Mitch Cullin is perhaps best known for providing the source novel for Terry Gilliam’s Southern-fried “PSYCHO-meets-DAYS OF HEAVEN” reverie TIDELAND (2005), and this earlier Cullin text is just as twisted.  Written entirely in poetic verse, it’s a depiction of madness and outrage set, once again, in Southern America.

The narrator is Sherriff Branches, a character whose exploits bring to mind THE KILLER INSIDE ME and BAD LIEUTENANT.  The book opens with Branches tossing his stepson Danny into a well, which is already occupied by the moldering corpses of two Mexicans—both put there by Branches.

Much of the remainder of the novel consists of an extended flashback detailing Branches’ life in King County, TX.  Branches, we learn, loves beef burritos, as well as dogs, beer and AMERICA’S FUNNIEST HOME VIDEOS.  He also has a most unfortunate habit of beating prisoners senseless, and even shooting and raping them on occasion, as “Justice has my grin/plastered all over it.”  Then there’s the young woman whose body language Branches misreads, believing she’s coming onto him; Branches’ resulting actions (which he admits are a “mistake”) aren’t pretty, and nor is the ultimate resolution, which like the rest of the book pulls no punches and makes no concessions.

We learn how Branches became the way he is, via childhood flashbacks marked by horrific abuse and aggression.  Danny, it seems, is on a course disturbingly similar to that of his stepfather, growing into a sullen neo-Nazi asshole—which explains, in part, the shocking actions taken by Branches in the opening chapter.
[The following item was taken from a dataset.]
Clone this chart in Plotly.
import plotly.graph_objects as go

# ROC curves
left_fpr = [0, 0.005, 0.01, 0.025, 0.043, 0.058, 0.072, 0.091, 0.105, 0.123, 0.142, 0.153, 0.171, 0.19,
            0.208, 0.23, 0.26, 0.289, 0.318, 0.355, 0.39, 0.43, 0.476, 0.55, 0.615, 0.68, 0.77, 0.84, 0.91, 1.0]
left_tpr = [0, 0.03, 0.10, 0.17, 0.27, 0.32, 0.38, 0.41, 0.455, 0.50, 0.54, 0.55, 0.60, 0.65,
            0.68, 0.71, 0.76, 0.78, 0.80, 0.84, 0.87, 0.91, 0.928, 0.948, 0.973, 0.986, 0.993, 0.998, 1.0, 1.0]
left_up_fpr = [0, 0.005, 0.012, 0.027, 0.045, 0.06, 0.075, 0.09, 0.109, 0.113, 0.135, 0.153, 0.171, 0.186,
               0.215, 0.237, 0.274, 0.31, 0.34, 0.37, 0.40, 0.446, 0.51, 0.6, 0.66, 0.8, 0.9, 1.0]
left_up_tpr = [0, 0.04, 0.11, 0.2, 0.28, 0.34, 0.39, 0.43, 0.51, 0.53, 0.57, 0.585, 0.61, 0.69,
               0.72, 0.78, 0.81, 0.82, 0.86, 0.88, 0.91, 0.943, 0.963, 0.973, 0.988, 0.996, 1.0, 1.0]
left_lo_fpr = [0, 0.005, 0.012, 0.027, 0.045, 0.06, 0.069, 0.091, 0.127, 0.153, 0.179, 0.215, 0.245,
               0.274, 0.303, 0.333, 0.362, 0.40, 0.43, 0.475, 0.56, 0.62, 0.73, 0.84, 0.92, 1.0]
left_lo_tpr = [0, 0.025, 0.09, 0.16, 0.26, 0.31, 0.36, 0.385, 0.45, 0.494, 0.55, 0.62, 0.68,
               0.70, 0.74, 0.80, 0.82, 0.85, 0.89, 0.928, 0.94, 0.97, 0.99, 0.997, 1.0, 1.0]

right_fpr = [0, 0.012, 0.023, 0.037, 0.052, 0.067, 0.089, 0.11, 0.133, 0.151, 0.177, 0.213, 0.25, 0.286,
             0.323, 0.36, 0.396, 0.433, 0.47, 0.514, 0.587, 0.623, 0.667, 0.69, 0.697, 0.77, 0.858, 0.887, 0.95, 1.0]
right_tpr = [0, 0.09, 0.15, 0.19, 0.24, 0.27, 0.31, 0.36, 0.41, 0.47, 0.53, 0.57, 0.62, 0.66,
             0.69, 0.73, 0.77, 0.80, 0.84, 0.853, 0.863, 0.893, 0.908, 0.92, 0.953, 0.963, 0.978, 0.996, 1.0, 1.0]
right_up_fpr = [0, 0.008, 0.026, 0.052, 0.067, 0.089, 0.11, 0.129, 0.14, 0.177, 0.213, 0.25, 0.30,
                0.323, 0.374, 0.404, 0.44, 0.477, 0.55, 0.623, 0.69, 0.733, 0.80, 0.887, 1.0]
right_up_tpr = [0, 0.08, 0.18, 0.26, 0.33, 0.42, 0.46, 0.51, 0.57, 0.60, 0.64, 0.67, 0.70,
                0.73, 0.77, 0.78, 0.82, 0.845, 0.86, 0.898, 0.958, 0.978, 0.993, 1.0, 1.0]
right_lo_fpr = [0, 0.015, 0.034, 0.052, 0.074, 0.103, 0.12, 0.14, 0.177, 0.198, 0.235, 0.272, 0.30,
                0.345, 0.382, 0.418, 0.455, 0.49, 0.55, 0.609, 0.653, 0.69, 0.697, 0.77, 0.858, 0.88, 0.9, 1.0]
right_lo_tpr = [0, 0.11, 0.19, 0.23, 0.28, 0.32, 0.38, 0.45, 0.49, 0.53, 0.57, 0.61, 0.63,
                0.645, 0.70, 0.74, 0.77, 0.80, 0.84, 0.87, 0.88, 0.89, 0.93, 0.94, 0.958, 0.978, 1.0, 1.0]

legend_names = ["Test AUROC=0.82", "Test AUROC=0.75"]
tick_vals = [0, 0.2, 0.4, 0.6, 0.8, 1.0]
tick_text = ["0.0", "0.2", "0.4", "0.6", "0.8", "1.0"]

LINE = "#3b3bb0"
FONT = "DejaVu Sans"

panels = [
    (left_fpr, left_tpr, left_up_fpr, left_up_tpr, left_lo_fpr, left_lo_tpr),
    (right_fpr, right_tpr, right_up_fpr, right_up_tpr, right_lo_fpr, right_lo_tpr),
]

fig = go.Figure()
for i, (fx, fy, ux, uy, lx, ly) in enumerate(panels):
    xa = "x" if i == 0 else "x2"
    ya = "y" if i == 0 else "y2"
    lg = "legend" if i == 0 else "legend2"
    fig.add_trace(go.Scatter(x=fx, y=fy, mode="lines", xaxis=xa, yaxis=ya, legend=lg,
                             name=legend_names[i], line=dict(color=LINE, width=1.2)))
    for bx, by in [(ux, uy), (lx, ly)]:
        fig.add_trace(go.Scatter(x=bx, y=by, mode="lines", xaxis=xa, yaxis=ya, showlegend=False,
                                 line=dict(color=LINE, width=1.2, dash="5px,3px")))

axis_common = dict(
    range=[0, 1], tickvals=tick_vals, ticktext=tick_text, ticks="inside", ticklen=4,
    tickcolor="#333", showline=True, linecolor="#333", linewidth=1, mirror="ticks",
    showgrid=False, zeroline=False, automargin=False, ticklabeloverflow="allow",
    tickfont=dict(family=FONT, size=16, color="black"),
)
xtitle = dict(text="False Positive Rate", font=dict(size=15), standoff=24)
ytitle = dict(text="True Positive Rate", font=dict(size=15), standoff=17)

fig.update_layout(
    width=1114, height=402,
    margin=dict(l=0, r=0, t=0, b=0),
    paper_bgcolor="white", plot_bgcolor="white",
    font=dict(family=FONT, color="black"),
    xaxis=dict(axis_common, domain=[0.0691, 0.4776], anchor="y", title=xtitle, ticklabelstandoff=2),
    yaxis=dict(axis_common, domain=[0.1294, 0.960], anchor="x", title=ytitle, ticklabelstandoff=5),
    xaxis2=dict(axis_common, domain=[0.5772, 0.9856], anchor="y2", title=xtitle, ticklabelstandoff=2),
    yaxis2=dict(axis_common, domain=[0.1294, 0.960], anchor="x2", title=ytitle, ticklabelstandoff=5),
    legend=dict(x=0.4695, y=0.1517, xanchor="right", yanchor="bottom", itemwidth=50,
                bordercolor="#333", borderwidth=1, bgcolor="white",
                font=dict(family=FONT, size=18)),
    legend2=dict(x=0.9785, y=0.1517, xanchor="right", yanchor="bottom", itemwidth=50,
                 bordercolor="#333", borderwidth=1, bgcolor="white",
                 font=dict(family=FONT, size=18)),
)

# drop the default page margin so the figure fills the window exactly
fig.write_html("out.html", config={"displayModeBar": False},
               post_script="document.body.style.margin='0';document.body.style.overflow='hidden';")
The novel’s frank depiction of the mindset of its psychopathic protagonist (“To make right,/a fella has to get muddy/every so often./He’s got to catch hold/of a problem/before it becomes a problem”) is its foremost distinction.  The gritty portrayal of the rural Texas landscapes (“Dust devils/whip the ground,/whisk the russet earth/toward the judging sky”) is another standout element.  Those two things collide in a story that also provides a bleak depiction of police corruption and skewed morality, issues that despite this book’s 2000 publication couldn’t be timelier.